MAC上图形图像视频处理AI平台Draw Things模型功能与性能记录表

社区话题 📺 VFX Pipeline | 数字创意工作流 MAC上图形图像视频处理AI平台Draw Things模型功能与性能记录表

标签: ,

正在查看 5 条回复
  • 作者
    帖子
    • #131796

      追光
      参与者

      随着 AI 影像技术的爆发,从 FLUX 到 Z Image,从 Try-on 到 Depth Anything V2,各种模型层出不穷。为了帮助创作者在 Draw Things、ComfyUI 等工具中更高效地进行生产力配置,我将自己使用或者测试过的模型系统性地记录各类前沿模型的实测表现。

      本记录表不仅是简单的“说明书”,更是一份实战“跑分表”。内容将涵盖:

      1. 功能解析: 深入挖掘模型在虚拟换装(Try-on)、深度预测(Depth Anything)及真实感增强(Real LoRA)等垂直领域的应用上限。
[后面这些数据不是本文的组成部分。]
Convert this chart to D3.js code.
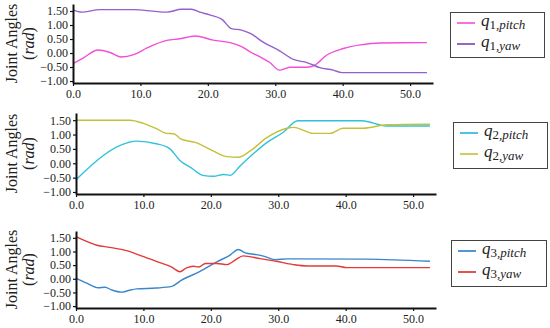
<!DOCTYPE html>
<html><head><meta charset="utf-8">
<script src="https://cdn.jsdelivr.net/npm/d3@7"></script>
<style>
html,body{margin:0;padding:0;background:#fff;}
svg{display:block;}
</style></head>
<body><svg id="c" width="550" height="328"></svg>
<script>
// ---- data ----
const xTicks = [0, 10, 20, 30, 40, 50];
const yTicks = [-1, -0.5, 0, 0.5, 1, 1.5];

const q1PitchT = [0, 1.5, 3.7, 5.5, 7.2, 9, 11, 13.9, 15.9, 18.1, 20.8, 23.3, 25.0, 26.5, 27.7, 29.2, 30.6, 31.2, 32.2, 34.7, 35.9, 37.6, 40.1, 42.6, 45.5, 52.5];
const q1PitchV = [-0.38, -0.18, 0.11, 0.02, -0.14, -0.06, 0.18, 0.45, 0.51, 0.61, 0.46, 0.37, 0.23, 0.01, -0.13, -0.34, -0.61, -0.58, -0.51, -0.51, -0.43, -0.08, 0.16, 0.29, 0.36, 0.37];
const q1YawT = [0, 1.3, 4, 8.9, 13.9, 16.1, 17.6, 18.8, 20.3, 22.1, 23.5, 25.0, 26.3, 28.2, 30.7, 32.7, 34.7, 36.6, 38.6, 39.9, 52.5];
const q1YawV = [1.54, 1.46, 1.55, 1.55, 1.46, 1.56, 1.56, 1.46, 1.36, 1.20, 0.87, 0.82, 0.70, 0.39, 0.07, -0.23, -0.34, -0.52, -0.61, -0.70, -0.70];

const q2PitchT = [0, 7.7, 9.0, 11.9, 13.9, 15.4, 17.1, 18.8, 20.4, 21.9, 22.9, 24.3, 26.3, 28.3, 30.7, 32.9, 42.4, 46.1, 52.5];
const q2PitchV = [-0.57, 0.72, 0.77, 0.68, 0.51, 0.10, -0.16, -0.42, -0.45, -0.39, -0.42, -0.10, 0.33, 0.72, 1.07, 1.48, 1.48, 1.30, 1.30];
const q2YawT = [0, 8.0, 10, 12, 13.4, 14.5, 15.3, 15.6, 17.8, 20.4, 22.4, 24.1, 25.8, 28.3, 31.3, 32.3, 35.2, 37.7, 39.6, 42.6, 46.1, 52.5];
const q2YawV = [1.50, 1.50, 1.39, 1.20, 1.04, 1.03, 0.89, 0.84, 0.72, 0.42, 0.23, 0.21, 0.42, 0.89, 1.22, 1.25, 1.04, 1.04, 1.22, 1.22, 1.34, 1.36];

const q3PitchT = [0, 1.6, 3.3, 4.3, 5.3, 6.8, 7.8, 9.0, 11.9, 14.2, 15.6, 18.4, 20.9, 22.8, 24.1, 25.1, 26.6, 27.8, 29.5, 31.3, 43.1, 52.5];
const q3PitchV = [0.03, -0.16, -0.33, -0.31, -0.41, -0.49, -0.43, -0.37, -0.34, -0.28, -0.06, 0.27, 0.62, 0.86, 1.07, 0.95, 0.89, 0.83, 0.70, 0.73, 0.72, 0.64];
const q3YawT = [0, 3.1, 5.0, 7.5, 9.5, 11.9, 14.2, 15.4, 16.4, 17.4, 18.2, 19.2, 20.9, 22.4, 23.6, 24.8, 27.3, 29.7, 32.2, 34.2, 38.6, 40.1, 52.5];
const q3YawV = [1.54, 1.23, 1.15, 1.03, 0.86, 0.64, 0.43, 0.26, 0.40, 0.46, 0.43, 0.56, 0.56, 0.52, 0.68, 0.84, 0.74, 0.64, 0.52, 0.47, 0.47, 0.41, 0.41];

const panelJoints = ["1", "2", "3"];
const seriesNames = ["pitch", "yaw"];

// ---- layout / style ----
const panels = [
  {joint: panelJoints[0], x0: 73, x1: 433, yb: 83, yt: 4, leg: [450, 12, 94, 45],
   series: [{t: q1PitchT, v: q1PitchV, c: "#f04fd6", lc: "#f04fd6", n: seriesNames[0]},
            {t: q1YawT, v: q1YawV, c: "#9360cc", lc: "#7a3fb8", n: seriesNames[1]}]},
  {joint: panelJoints[1], x0: 76, x1: 436, yb: 194, yt: 113, leg: [453, 122, 94, 46],
   series: [{t: q2PitchT, v: q2PitchV, c: "#2fc2dc", lc: "#22b4e4", n: seriesNames[0]},
            {t: q2YawT, v: q2YawV, c: "#c4c03a", lc: "#c4c03a", n: seriesNames[1]}]},
  {joint: panelJoints[2], x0: 76, x1: 436, yb: 308, yt: 231, leg: [451, 240, 95, 46],
   series: [{t: q3PitchT, v: q3PitchV, c: "#3a86ca", lc: "#2a7ad0", n: seriesNames[0]},
            {t: q3YawT, v: q3YawV, c: "#e23a3a", lc: "#d82828", n: seriesNames[1]}]}
];

const svg = d3.select("#c");
const serif = "Liberation Serif";

panels.forEach(p => {
  const x = d3.scaleLinear().domain([0, 53.4]).range([p.x0, p.x1]);
  const y = d3.scaleLinear().domain([-1.07, 1.75]).range([p.yb, p.yt]);
  const g = svg.append("g");

  p.series.forEach(s => {
    const pts = s.t.map((t, i) => [t, s.v[i]]);
    g.append("path").datum(pts)
      .attr("fill", "none").attr("stroke", s.c).attr("stroke-width", 1.4)
      .attr("stroke-linejoin", "round")
      .attr("d", d3.line().x(d => x(d[0])).y(d => y(d[1])).curve(d3.curveMonotoneX));
  });

  const ya = g.append("g").attr("transform", `translate(${p.x0},0)`)
    .call(d3.axisLeft(y).tickValues(yTicks).tickFormat(d3.format(".2f")).tickSize(3).tickSizeOuter(0))
    .attr("font-family", serif).attr("font-size", 12);
  ya.select(".domain").attr("stroke", "#111").attr("stroke-width", 2);
  ya.selectAll(".tick line").attr("stroke", "#111").attr("stroke-width", 1.2);
  ya.selectAll(".tick text").attr("x", -5).attr("fill", "#222");

  const xa = g.append("g").attr("transform", `translate(0,${p.yb})`)
    .call(d3.axisBottom(x).tickValues(xTicks).tickFormat(d3.format(".1f")).tickSize(3).tickSizeOuter(0))
    .attr("font-family", serif).attr("font-size", 12);
  xa.select(".domain").attr("stroke", "#111").attr("stroke-width", 2);
  xa.selectAll(".tick line").attr("stroke", "#111").attr("stroke-width", 1.2);
  xa.selectAll(".tick text").attr("y", 6).attr("fill", "#222");

  // y title
  const cy = (p.yb + p.yt) / 2;
  svg.append("text").attr("transform", `translate(17,${cy}) rotate(-90)`)
    .attr("text-anchor", "middle").attr("font-family", serif).attr("font-size", 16).attr("fill", "#222")
    .text("Joint Angles");
  const t2 = svg.append("text").attr("transform", `translate(34,${cy}) rotate(-90)`)
    .attr("text-anchor", "middle").attr("font-family", serif).attr("font-size", 16).attr("fill", "#222");
  t2.append("tspan").text("(");
  t2.append("tspan").attr("font-style", "italic").text("rad");
  t2.append("tspan").text(")");

  // legend
  const [lx, ly, lw, lh] = p.leg;
  const lg = svg.append("g");
  lg.append("rect").attr("x", lx + 0.5).attr("y", ly + 0.5).attr("width", lw).attr("height", lh)
    .attr("fill", "#fff").attr("stroke", "#444").attr("stroke-width", 1);
  p.series.forEach((s, i) => {
    const yy = ly + 11 + i * 21;
    lg.append("line").attr("x1", lx + 7).attr("x2", lx + 25).attr("y1", yy).attr("y2", yy)
      .attr("stroke", s.lc).attr("stroke-width", 1.6);
    const tx = lg.append("text").attr("x", lx + 31).attr("y", yy + 3)
      .attr("font-family", serif).attr("font-style", "italic").attr("fill", "#222").attr("font-size", 17);
    tx.append("tspan").text("q");
    tx.append("tspan").attr("font-size", 13).attr("dy", 3).attr("font-style", "normal").text(p.joint);
    tx.append("tspan").attr("font-size", 13).text(",");
    tx.append("tspan").attr("font-size", 13).text(s.n);
  });
});
</script></body></html>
      2. 性能实测: 基于不同硬件环境,记录主模型(如 Z Image Turbo)在不同步数(Steps)与引导值(CFG)下的出图速度与质量平衡点。

      3. 最优参数方案: 总结各类加速 LoRA 与多模态工作流的协同逻辑,提供“拿来即用”的提示词模版与参数组合建议。

      希望通过这些详尽的数据沉淀,能为社区里的影视后期、数字绘画及 AIGC 爱好者提供一份客观、准确的参考指南,共同推动 AI 影像创作的工程化落地。
      建议: 在 NewVFX 发布时,你可以配合一张你整理的 Excel 截图或一张具体的模型对比图(例如 Z Image 2步 vs 4步的画质对比),这样会更有说服力!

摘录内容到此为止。